La tension a sensiblement augmenté dans la campagne ces derniers jours. Et les questions fondamentales, comme la mondialisation, l'Union européenne et sa monnaie, sont désormais au coeur du débat entre Emmanuel Macron et Marine Le Pen , notamment depuis leur venue au chevet de l'usine Whirlpool à Amiens , dont l'activité doit être délocalisée en Pologne. Marine Le Pen dénonce la « mondialisation sauvage » et propose des solutions radicales, en matière de protectionnisme et de politique européenne. Les deux candidats défendent deux positions totalement opposées sur ces questions. 


Mais depuis quelques jours, sur la sortie de l'euro , la candidate du FN louvoie de plus en plus et semble mettre de l'eau dans son vin. On la comprend : seuls 28% des Français sont prêts à revenir au franc, selon un sondage réalisé par Elabe pour « Les Echos » de début mars. Mardi, sur TF1, la candidate du Front national a expliqué avoir « entendu les inquiétudes » des Français. Elle a rappelé son intention de demander leur avis aux Français via un référendum. « Je prends l'engagement de respecter leur vote », a-t-elle promis. Elle a même déclaré ce jour-là ne pas être « une adversaire de l'Europe. Je me sens européenne », a-t-elle ajouté. L'objectif est clair  : rassurer les Français.

« Une négociation qui pourraient « durer deux ans »

Marion Maréchal-Le Pen tente elle aussi d'adoucir le discours. « Nous avons entendu l'inquiétude des Français sur la sortie de l'euro. C'est pour cela que je dis aux Français que nous ne ferons rien sans eux », a-t-elle affirmé ce jeudi sur RTL. L'élue du Vaucluse va plus loin en parlant d'une négociation avec les partenaires européens qui pourrait « durer deux ans dans le meilleur des cas ». Le FN ne mentionnait que six mois auparavant. « On reviendra ensuite devant les Français, ils ne seront pas mis devant le fait accompli », a ajouté celle qui n'a jamais été favorable à la mise en avant de la sortie de l'euro dans le programme.

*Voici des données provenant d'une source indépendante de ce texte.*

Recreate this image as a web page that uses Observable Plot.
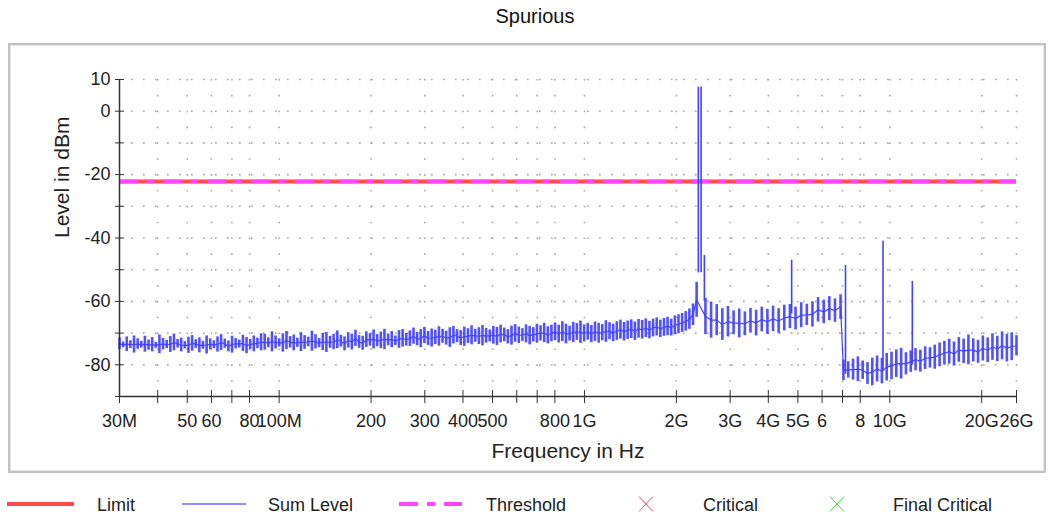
<!DOCTYPE html>
<html><head><meta charset="utf-8">
<script src="https://cdn.jsdelivr.net/npm/d3@7"></script>
<script src="https://cdn.jsdelivr.net/npm/@observablehq/plot@0.6"></script>
<style>
body{margin:0;background:#fff;font-family:"Liberation Sans",Arial,sans-serif;}
#wrap{position:relative;width:1049px;height:518px;overflow:hidden;}
#title{position:absolute;top:5px;left:535px;transform:translateX(-50%);font-size:20px;line-height:22px;color:#111;white-space:nowrap;}
#box{position:absolute;left:8px;top:43px;width:1038px;height:430px;box-sizing:border-box;border:2px solid #c2c2c2;box-shadow:inset 0 0 0 1px #e6e6e6;}
#chart{position:absolute;left:0;top:0;}
#legend{position:absolute;left:0;top:488px;}
</style></head><body>
<div id="wrap"><div id="title"></div><div id="box"></div><div id="chart"></div><svg id="legend" width="1049" height="30"></svg></div>
<script>
// ---------------- data ----------------
const chartTitle = "Spurious";
const xLabel = "Frequency in Hz";
const yLabel = "Level in dBm";
const xTickValues = [30e6,40e6,50e6,60e6,70e6,80e6,100e6,200e6,300e6,400e6,500e6,600e6,700e6,800e6,1e9,2e9,3e9,4e9,5e9,6e9,7e9,8e9,10e9,20e9,26e9];
const xTickLabels = ["30M","","50","60","","80","100M","200","300","400","500","","","800","1G","2G","3G","4G","5G","6","","8","10G","20G","26G"];
const yTickValues = [10,0,-10,-20,-30,-40,-50,-60,-70,-80,-90];
const yTickLabels = ["10","0","","-20","","-40","","-60","","-80",""];
const limitLevel = -22.2;
const thresholdLevel = -22.2;
// sweep ranges (MHz)
const sweepStartMHz = [30, 2490, 7050];
const sweepStopMHz = [2330, 6900, 26000];
// sweep 1: 30 MHz - 2.33 GHz, max/min per bin (dBm)
const sweep1High = [
-71.5,-72.8,-71.2,-72.4,-70.9,-71.8,-72.6,-71.0,-72.2,-71.4,
-72.9,-70.6,-71.7,-72.3,-71.1,-70.3,-72.0,-71.6,-72.7,-71.3,
-70.8,-72.1,-71.5,-72.6,-70.9,-71.8,-72.4,-71.2,-70.5,-71.9,
-72.5,-71.0,-71.7,-72.2,-70.7,-71.4,-72.0,-70.9,-71.6,-70.2,
-70.4,-71.5,-69.6,-70.9,-71.8,-70.2,-69.5,-71.1,-70.6,-71.6,
-69.9,-70.8,-71.3,-69.4,-70.5,-71.7,-70.1,-69.8,-71.0,-70.4,
-69.3,-70.7,-71.2,-69.9,-70.3,-69.1,-70.8,-71.0,-69.6,-70.2,
-69.0,-70.5,-69.7,-68.8,-70.3,-69.5,-70.9,-69.2,-68.9,-70.1,
-69.3,-68.4,-69.8,-68.9,-68.2,-69.5,-68.7,-69.1,-68.0,-68.8,
-69.4,-68.3,-67.9,-68.9,-69.2,-68.1,-68.6,-67.7,-68.8,-68.3,
-67.6,-68.5,-69.0,-67.9,-68.2,-67.5,-68.4,-68.9,-67.8,-67.3,
-68.1,-68.6,-67.4,-67.9,-68.3,-67.2,-67.7,-66.9,-68.0,-67.5,
-66.8,-67.5,-66.4,-67.2,-67.8,-66.6,-67.0,-66.2,-67.4,-66.9,
-67.6,-66.5,-66.9,-67.3,-66.1,-66.7,-67.2,-66.4,-65.9,-66.6,
-66.2,-65.8,-66.5,-65.7,-66.0,-65.5,-66.3,-65.6,-65.2,-65.9,
-65.4,-65.0,-65.6,-64.6,-64.2,-63.8,-63.2,-62.4,-60.8,-54.0
];
const sweep1Low = [
-75.2,-74.6,-75.8,-74.9,-76.3,-75.1,-74.7,-76.0,-75.4,-75.9,
-74.8,-76.5,-75.3,-74.9,-76.1,-75.6,-74.7,-75.9,-75.0,-76.4,
-75.7,-74.8,-76.2,-75.1,-76.6,-75.3,-74.9,-76.0,-75.5,-74.8,
-75.9,-76.3,-75.0,-74.7,-75.8,-76.5,-75.2,-75.9,-74.9,-75.6,
-75.4,-74.6,-75.9,-75.0,-74.4,-76.0,-75.2,-74.7,-75.6,-74.5,
-75.8,-75.1,-74.3,-75.7,-75.0,-74.6,-75.5,-76.1,-74.8,-75.2,
-74.9,-74.4,-75.6,-74.7,-75.3,-74.2,-74.8,-75.4,-74.5,-74.1,
-75.0,-74.3,-74.9,-75.2,-74.0,-74.6,-73.9,-74.8,-74.4,-74.1,
-74.2,-73.5,-74.0,-74.6,-73.3,-73.9,-74.4,-73.6,-74.1,-73.2,
-73.8,-74.5,-73.4,-73.0,-73.9,-74.2,-73.3,-73.7,-72.9,-73.6,
-74.0,-73.2,-72.8,-73.5,-73.9,-73.1,-72.7,-73.4,-73.8,-72.9,
-73.3,-72.6,-73.1,-73.7,-72.8,-73.2,-72.5,-73.0,-73.4,-72.7,
-72.4,-73.1,-72.7,-73.4,-72.5,-73.0,-72.3,-73.3,-72.8,-72.2,
-73.0,-72.6,-73.2,-72.4,-72.9,-72.1,-72.7,-72.3,-71.9,-72.5,
-72.0,-71.7,-72.3,-71.6,-71.9,-71.4,-71.8,-71.2,-70.9,-71.4,
-71.0,-70.8,-70.9,-70.5,-70.2,-69.8,-69.4,-68.8,-67.6,-65.0
];
// sweep 2: 2.49 GHz - 6.9 GHz
const sweep2High = [
-59.0,-60.2,-61.0,-62.3,-61.6,-63.0,-62.4,-63.3,-62.2,-62.8,
-61.8,-62.5,-61.5,-62.3,-61.2,-61.0,-61.8,-60.4,-60.9,-60.1,
-58.8,-59.6,-58.5,-59.2,-57.9
];
const sweep2Low = [
-70.5,-71.6,-70.8,-72.3,-71.2,-70.5,-71.5,-70.8,-70.0,-70.9,
-69.6,-70.4,-69.5,-70.1,-69.3,-68.6,-69.0,-68.3,-67.6,-68.1,
-66.5,-67.0,-66.1,-66.6,-65.7
];
// sweep 3: 7.05 GHz - 26 GHz
const sweep3High = [
-78.5,-79.0,-78.2,-77.5,-78.8,-79.3,-77.9,-77.2,-78.0,-76.4,
-76.0,-75.3,-74.8,-76.2,-75.6,-74.9,-75.4,-74.3,-74.6,-73.8,
-73.1,-72.6,-71.9,-72.8,-71.4,-71.9,-70.6,-71.8,-72.3,-70.9,
-71.5,-70.2,-71.0,-69.6,-70.4,-69.9,-70.8
];
const sweep3Low = [
-85.0,-84.2,-84.8,-85.3,-84.6,-86.2,-86.6,-85.4,-86.0,-85.1,
-84.7,-84.0,-84.5,-83.2,-82.4,-81.9,-82.3,-81.5,-81.0,-81.4,
-80.6,-80.1,-79.8,-80.4,-79.2,-79.6,-80.0,-79.1,-79.5,-78.8,
-79.3,-78.6,-79.0,-78.4,-79.1,-78.7,-77.2
];
// discrete spurs
const spurFreqMHz = [2360, 2410, 2470, 4770, 7160, 9500, 11850];
const spurTop = [7.6, 7.6, -45.5, -47.0, -48.7, -41.0, -53.7];
const spurBase = [-51.0, -51.0, -60.0, -64.0, -83.0, -82.0, -80.0];
const legendNames = ["Limit", "Sum Level", "Threshold", "Critical", "Final Critical"];

// ---------------- build ----------------
document.getElementById("title").textContent = chartTitle;
const highs = [sweep1High, sweep2High, sweep3High];
const lows = [sweep1Low, sweep2Low, sweep3Low];
const bins = [];
highs.forEach((hi, s) => {
  const n = hi.length, a = sweepStartMHz[s], b = sweepStopMHz[s];
  hi.forEach((h, i) => {
    const f = a * Math.pow(b / a, i / (n - 1)) * 1e6;
    const l = lows[s][i];
    bins.push({f, hi: h, lo: l, mid: (h + l) / 2});
  });
});
const spurs = spurFreqMHz.map((f, i) => ({f: f * 1e6, top: spurTop[i], base: spurBase[i]}));
const xTicks = xTickValues.map((v, i) => ({v, label: xTickLabels[i]}));
const yTicks = yTickValues.map((v, i) => ({v, label: yTickLabels[i]}));
const blue = "#4242ff";
const axisColor = "#333";
const font = "'Liberation Sans', Arial, sans-serif";

const chart = Plot.plot({
  width: 1049, height: 470,
  marginLeft: 119, marginRight: 33, marginTop: 79, marginBottom: 74,
  style: {fontFamily: font, fontSize: "18px", color: "#222", background: "transparent", overflow: "visible"},
  x: {type: "log", domain: [30e6, 26e9], axis: null},
  y: {domain: [-90, 10], axis: null},
  marks: [
    Plot.ruleY(yTickValues.filter(v => v > -90), {stroke: "#a6a6a6", strokeWidth: 1.6, strokeDasharray: "1.6,10.4"}),
    Plot.ruleX(xTickValues.filter(v => v > 30e6), {stroke: "#a6a6a6", strokeWidth: 1.6, strokeDasharray: "1.6,14.25"}),
    Plot.ruleY([limitLevel], {stroke: "#ff4b4b", strokeWidth: 4}),
    Plot.ruleY([thresholdLevel], {stroke: "#ff45ff", strokeWidth: 4, strokeDasharray: "19,8.5,7.5,9"}),
    Plot.ruleX(bins, {x: "f", y1: "lo", y2: "hi", stroke: blue, strokeWidth: 2.6, strokeOpacity: 0.92}),
    Plot.line(bins, {x: "f", y: "mid", stroke: blue, strokeWidth: 1.2}),
    Plot.ruleX(spurs, {x: "f", y1: "base", y2: "top", stroke: blue, strokeWidth: 1.6}),
    Plot.ruleX([30e6], {stroke: axisColor, strokeWidth: 1.5}),
    Plot.ruleY([-90], {stroke: axisColor, strokeWidth: 1.5}),
    Plot.axisX(xTickValues, {tickSize: 13, dy: -6, tickFormat: () => "", stroke: axisColor, label: null}),
    Plot.text(xTicks, {x: "v", text: "label", frameAnchor: "bottom", lineAnchor: "top", dy: 18, fontSize: 18, fill: "#222"}),
    Plot.axisY(yTickValues, {tickSize: 9, dx: 5, tickFormat: () => "", stroke: axisColor, label: null}),
    Plot.text(yTicks, {y: "v", text: "label", frameAnchor: "left", textAnchor: "end", dx: -9, fontSize: 18, fill: "#222"}),
    Plot.text([xLabel], {text: d => d, frameAnchor: "bottom", dy: 61, fontSize: 21, fill: "#222"}),
    Plot.text([yLabel], {text: d => d, frameAnchor: "left", dx: -57, rotate: -90, fontSize: 21, fill: "#222"})
  ]
});
document.getElementById("chart").appendChild(chart);

// ---------------- legend ----------------
const lg = d3.select("#legend");
const cy = 16;
lg.append("line").attr("x1", 7).attr("x2", 74).attr("y1", cy).attr("y2", cy).attr("stroke", "#ff4b4b").attr("stroke-width", 4);
lg.append("line").attr("x1", 182).attr("x2", 246).attr("y1", cy).attr("y2", cy).attr("stroke", "#6a6aff").attr("stroke-width", 1.3);
lg.append("line").attr("x1", 399).attr("x2", 462).attr("y1", cy).attr("y2", cy).attr("stroke", "#ff45ff").attr("stroke-width", 4).attr("stroke-dasharray", "19,9,8,9");
const cross = (cx, col) => {
  lg.append("line").attr("x1", cx - 7).attr("x2", cx + 7).attr("y1", cy - 7.5).attr("y2", cy + 7.5).attr("stroke", col).attr("stroke-width", 1);
  lg.append("line").attr("x1", cx + 7).attr("x2", cx - 7).attr("y1", cy - 7.5).attr("y2", cy + 7.5).attr("stroke", col).attr("stroke-width", 1);
};
cross(646, "#ff5050");
cross(837, "#33dd33");
const textX = [97, 268, 486, 703, 893];
legendNames.forEach((t, i) => {
  lg.append("text").attr("x", textX[i]).attr("y", cy + 6.5).attr("font-size", 18).attr("fill", "#222")
    .attr("font-family", font).text(t);
});
</script></body></html>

Même Florian Philippot, le plus ardent défenseur de la sortie de l'euro, évite désormais de le proclamer aussi nettement. « On veut une Europe mais pas celle qui empêche d'agir », a-t-il avancé jeudi sur France Inter.

« Un repoussoir immense »

Cette tentation de polir les aspérités du projet du FN n'est pas sans poser quelques problèmes. « Cela fait quelques semaines qu'elle est tiraillée sur cette question européenne. Son programme ne tient que par le retour des frontières et donc une sortie de l'Europe, et en même temps ce parti pris constitue un repoussoir immense notamment vis-à-vis de l'électorat âgé », pointe Chloé Morin, directrice de l'Observatoire de l'opinion à la Fondation Jean Jaurès. 

Marine Le Pen l'a plusieurs fois admis durant cette campagne  : la sortie de l'Union européenne est le pilier de son projet. Sans elle, tout s'effondre. Début mars, au cours d'un petit déjeuner avec des chefs d'entreprises, elle n'en avait pas fait mystère : « Si je ne sors pas de l'UE, je ne peux pas mettre en oeuvre 70 % de mon programme ». Pas de taxe sur les importations, pas d'expulsion d'immigrés intra-européens et pas de préférence nationale.

Un cruel dilemme

Pour la candidate d'extrême-droite, c'est un cruel dilemme. Sa radicalité et ses propos anti-européens lui ont permis d'atteindre son score au premier tour . Mais en même temps, ils ont été son boulet. D'abord parce que la candidate aurait probablement attiré plus de vote au premier tour sans cette rhétorique anti-euro. Ensuite parce qu'au second tour, ils sont un sérieux frein pour séduire de nouveaux électeurs. Les Français comptent parmi les plus gros épargnants d'Europe et, craignant une dévaluation de leur patrimoine, ils sont massivement opposés à une sortie de l'euro. Marine Le Pen doit donc les rassurer sur ce sujet.

Mais sans sortie de l'Union européenne - et donc de l'euro -, le programme de rupture complète de la candidate n'est pas crédible. Avec, il est dangereux et les Français le savent. C'est l'équation impossible de Marine Le Pen au second tour.